Tyson: They’ve anticipated what it’s going to be like. For people who can work remotely, it’s a traveler’s delight. They see it as having four times the freedom for a fourth of the price…
When you design for just a few hundred square feet, your homes can splurge on quality.
Tyson: We do a lot of granite and quartz countertops, or custom tops like slate, stone and butcher block. We can do really premium backsplashes and tile work in showers. We’re able to upgrade all the lighting and use better hardware.
The tiny house movement is not very big and I suspect the largest market involves people with means who either want to (1) downsize and live a different kind of life or (2) be more mobile and have a nicer house than an RV. If this is the case, then the tiny house becomes another luxury good that is not really within the reach of many Americans.

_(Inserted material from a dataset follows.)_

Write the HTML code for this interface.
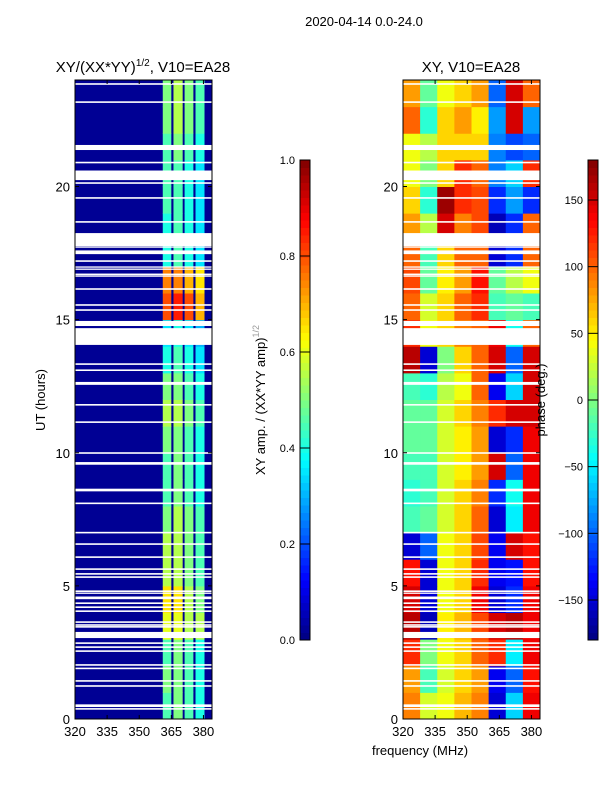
<!DOCTYPE html>
<html><head><meta charset="utf-8"><style>
body{margin:0;background:#fff;}
svg{display:block;font-family:"Liberation Sans",sans-serif;}
</style></head><body>
<svg id="fig" width="600" height="800" viewBox="0 0 600 800" xmlns="http://www.w3.org/2000/svg">
<text x="364" y="26" font-size="13" text-anchor="middle">2020-04-14 0.0-24.0</text>
<text x="143" y="72" font-size="15" text-anchor="middle">XY/(XX*YY)<tspan font-size="10" dy="-6">1/2</tspan><tspan dy="6">, V10=EA28</tspan></text>
<text x="471" y="72" font-size="15" text-anchor="middle">XY, V10=EA28</text>
<text transform="translate(45,400) rotate(-90)" font-size="13" text-anchor="middle">UT (hours)</text>
<text x="420" y="755" font-size="13" text-anchor="middle">frequency (MHz)</text>
<text transform="translate(265,400) rotate(-90)" font-size="13" text-anchor="middle">XY amp. / (XX*YY amp)<tspan font-size="9" fill="#999" dy="-6">1/2</tspan></text>
<g id="leftPanel"></g>
<g id="rightPanel"></g>
<g id="cbars"></g>
<text transform="translate(545,400) rotate(-90)" font-size="13" text-anchor="middle">phase (deg.)</text>
</svg>
<script>
// ---- data ----
const hours = [0,1,2,3,4,5,6,7,8,9,10,11,12,13,14,15,16,17,18,19,20,21,22,23];
const ampBackground = 0.02;
const ampStripeEdges = [[361,365],[366,370.3],[371.2,375.3],[376.3,380.5]];
const ampStripes = [
[0.45,0.5,0.45,0.4],[0.5,0.5,0.45,0.4],[0.45,0.5,0.45,0.4],[0.6,0.6,0.55,0.55],
[0.65,0.65,0.55,0.5],[0.55,0.55,0.5,0.45],[0.55,0.55,0.5,0.45],[0.5,0.55,0.5,0.45],
[0.45,0.5,0.45,0.4],[0.45,0.5,0.45,0.4],[0.5,0.5,0.45,0.4],[0.55,0.55,0.5,0.45],
[0.5,0.5,0.45,0.4],[0.4,0.45,0.4,0.35],[0.35,0.4,0.35,0.3],[0.8,0.85,0.8,0.7],
[0.75,0.75,0.7,0.65],[0.4,0.45,0.4,0.35],[0.4,0.45,0.4,0.35],[0.45,0.45,0.4,0.35],
[0.45,0.45,0.4,0.35],[0.45,0.5,0.45,0.4],[0.5,0.55,0.5,0.45],[0.5,0.55,0.5,0.45]];
const phaseFreqEdges = [320,328,336,344,352,360,368,376,384];
const phase = [
[90,30,40,70,90,-150,-60,140],[80,-20,30,60,80,-140,-100,130],[120,0,40,60,100,120,-50,140],
[160,-160,50,70,110,150,160,140],[150,-150,40,60,140,-150,-120,140],[130,-150,40,60,120,-140,-130,130],
[-150,-100,40,60,110,-140,150,130],[-20,-10,30,60,100,-150,-50,140],[-30,-20,30,60,90,-120,-40,140],
[-20,-20,30,50,80,150,-100,140],[-10,-10,30,50,80,-150,-120,140],[-10,-10,30,60,90,120,150,150],
[-20,-30,20,40,100,-140,-60,150],[160,-150,0,60,100,150,-100,150],[120,40,60,90,100,140,-40,100],
[100,30,60,100,120,-20,-10,-20],[110,-10,50,80,130,-10,20,40],[100,-20,60,100,100,-150,-120,100],
[80,20,150,90,110,-160,-120,100],[60,-30,170,120,110,-120,-80,-120],[40,0,60,120,100,-90,-60,120],
[40,20,60,60,60,-90,-110,-100],[100,-30,60,80,50,-80,150,-80],[80,-10,40,60,80,-100,150,100]];
const flags = [[23.82,23.88],[23.14,23.2],[21.37,21.56],[20.87,20.93],[20.24,20.6],[20.1,20.16],[19.54,19.6],
[18.64,18.7],[17.76,18.25],[17.7,17.75],[17.46,17.6],[17.17,17.23],[16.95,17.0],[16.87,16.92],[16.67,16.73],
[16.61,16.66],[16.12,16.18],[15.52,15.58],[15.33,15.39],[14.76,14.95],[14.05,14.68],[13.3,13.36],[13.07,13.13],
[12.55,12.66],[11.77,11.83],[11.12,11.18],[9.96,10.02],[9.55,9.65],[8.55,8.65],[8.07,8.13],[6.97,7.03],
[6.54,6.6],[6.05,6.11],[5.6,5.66],[5.42,5.48],[5.3,5.36],[4.77,4.83],[4.7,4.75],[4.5,4.6],[4.32,4.38],
[4.17,4.23],[4.02,4.08],[3.61,3.67],[3.5,3.56],[3.43,3.49],[3.04,3.27],[2.82,2.88],[2.67,2.73],[2.52,2.58],
[2.0,2.06],[1.87,1.93],[1.4,1.46],[1.21,1.27],[0.45,0.55],[0.35,0.41]];
const yTicks = [0,5,10,15,20];
const xTicks = [320,335,350,365,380];
const ampCbTicks = [0,0.2,0.4,0.6,0.8,1.0];
const phaseCbTicks = [-150,-100,-50,0,50,100,150];

// ---- helpers ----
const NS="http://www.w3.org/2000/svg";
function jet(v){v=Math.max(0,Math.min(1,v));
 const c=t=>Math.round(255*Math.max(0,Math.min(1,t)));
 const r=c(1.5-Math.abs(4*v-3)), g=c(1.5-Math.abs(4*v-2)), b=c(1.5-Math.abs(4*v-1));
 return `rgb(${r},${g},${b})`;}
function mk(tag,attrs,parent){const e=document.createElementNS(NS,tag);for(const k in attrs)e.setAttribute(k,attrs[k]);parent.appendChild(e);return e;}
const Y0=719,Y1=80;
const yS=h=>Y0-(h/24)*(Y0-Y1);
function panel(g,x0,x1,fillFn){
 const xS=f=>x0+(f-320)/(384-320)*(x1-x0);
 fillFn(xS);
 flags.forEach(fl=>{const r=mk('rect',{x:x0,y:yS(fl[1]),width:x1-x0,height:Math.max(1.2,yS(fl[0])-yS(fl[1])),fill:'#fff'},g);
  
  });
 mk('rect',{x:x0,y:Y1,width:x1-x0,height:Y0-Y1,fill:'none',stroke:'#000','stroke-width':1},g);
 yTicks.forEach(t=>{const y=yS(t);
  mk('line',{x1:x0,x2:x0+4,y1:y,y2:y,stroke:'#000'},g);mk('line',{x1:x1,x2:x1-4,y1:y,y2:y,stroke:'#000'},g);
  const tx=mk('text',{x:x0-5,y:y+5,'font-size':13,'text-anchor':'end'},g);tx.textContent=t;
  
  });
 xTicks.forEach(t=>{const x=xS(t);
  mk('line',{x1:x,x2:x,y1:Y0,y2:Y0-4,stroke:'#000'},g);mk('line',{x1:x,x2:x,y1:Y1,y2:Y1+4,stroke:'#000'},g);
  const tx=mk('text',{x:x,y:Y0+17,'font-size':13,'text-anchor':'middle'},g);tx.textContent=t;
  
  });
}
const L=document.getElementById('leftPanel'),R=document.getElementById('rightPanel'),C=document.getElementById('cbars');
panel(L,75,212,xS=>{
 mk('rect',{x:75,y:Y1,width:137,height:Y0-Y1,fill:jet(ampBackground)},L);
 hours.forEach((h,i)=>{ampStripeEdges.forEach((e,j)=>{
  const r=mk('rect',{x:xS(e[0]),y:yS(h+1),width:xS(e[1])-xS(e[0]),height:yS(h)-yS(h+1)+0.5,fill:jet(ampStripes[i][j])},L);
  
  });});
});
panel(R,403,540,xS=>{
 hours.forEach((h,i)=>{phase[i].forEach((v,j)=>{
  const r=mk('rect',{x:xS(phaseFreqEdges[j]),y:yS(h+1),width:xS(phaseFreqEdges[j+1])-xS(phaseFreqEdges[j])+0.5,height:yS(h)-yS(h+1)+0.5,fill:jet((v+180)/360)},R);
  
  });});
});
function cbar(x,ticks,lo,hi,fmt){
 const top=160,bot=640,n=64;
 for(let k=0;k<n;k++){mk('rect',{x:x,y:bot-(k+1)*(bot-top)/n,width:10,height:(bot-top)/n+0.5,fill:jet((k+0.5)/n)},C);}
 mk('rect',{x:x,y:top,width:10,height:bot-top,fill:'none',stroke:'#000'},C);
 ticks.forEach(t=>{const y=bot-(t-lo)/(hi-lo)*(bot-top);
  mk('line',{x1:x,x2:x+10,y1:y,y2:y,stroke:'#000'},C);
  const tx=mk('text',{x:x-5,y:y+4,'font-size':11,'text-anchor':'end'},C);tx.textContent=fmt(t);
  
  });
}
cbar(300,ampCbTicks,0,1,t=>t.toFixed(1));
cbar(588,phaseCbTicks,-180,180,t=>t<0?'\u2212'+(-t):String(t));
</script>
</body></html>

I know this might go against the audience of networks like DIY or HGTV that likely skew toward better off viewers but it would be interesting to see someone providing tiny houses to those who truly need one. It does not have to happen on a mass scale – imagine twenty episodes where one tiny house is built on each show – but it could generate a lot of positive sentiment toward tiny houses. Imagine “Extreme Home Makeover” with tiny houses.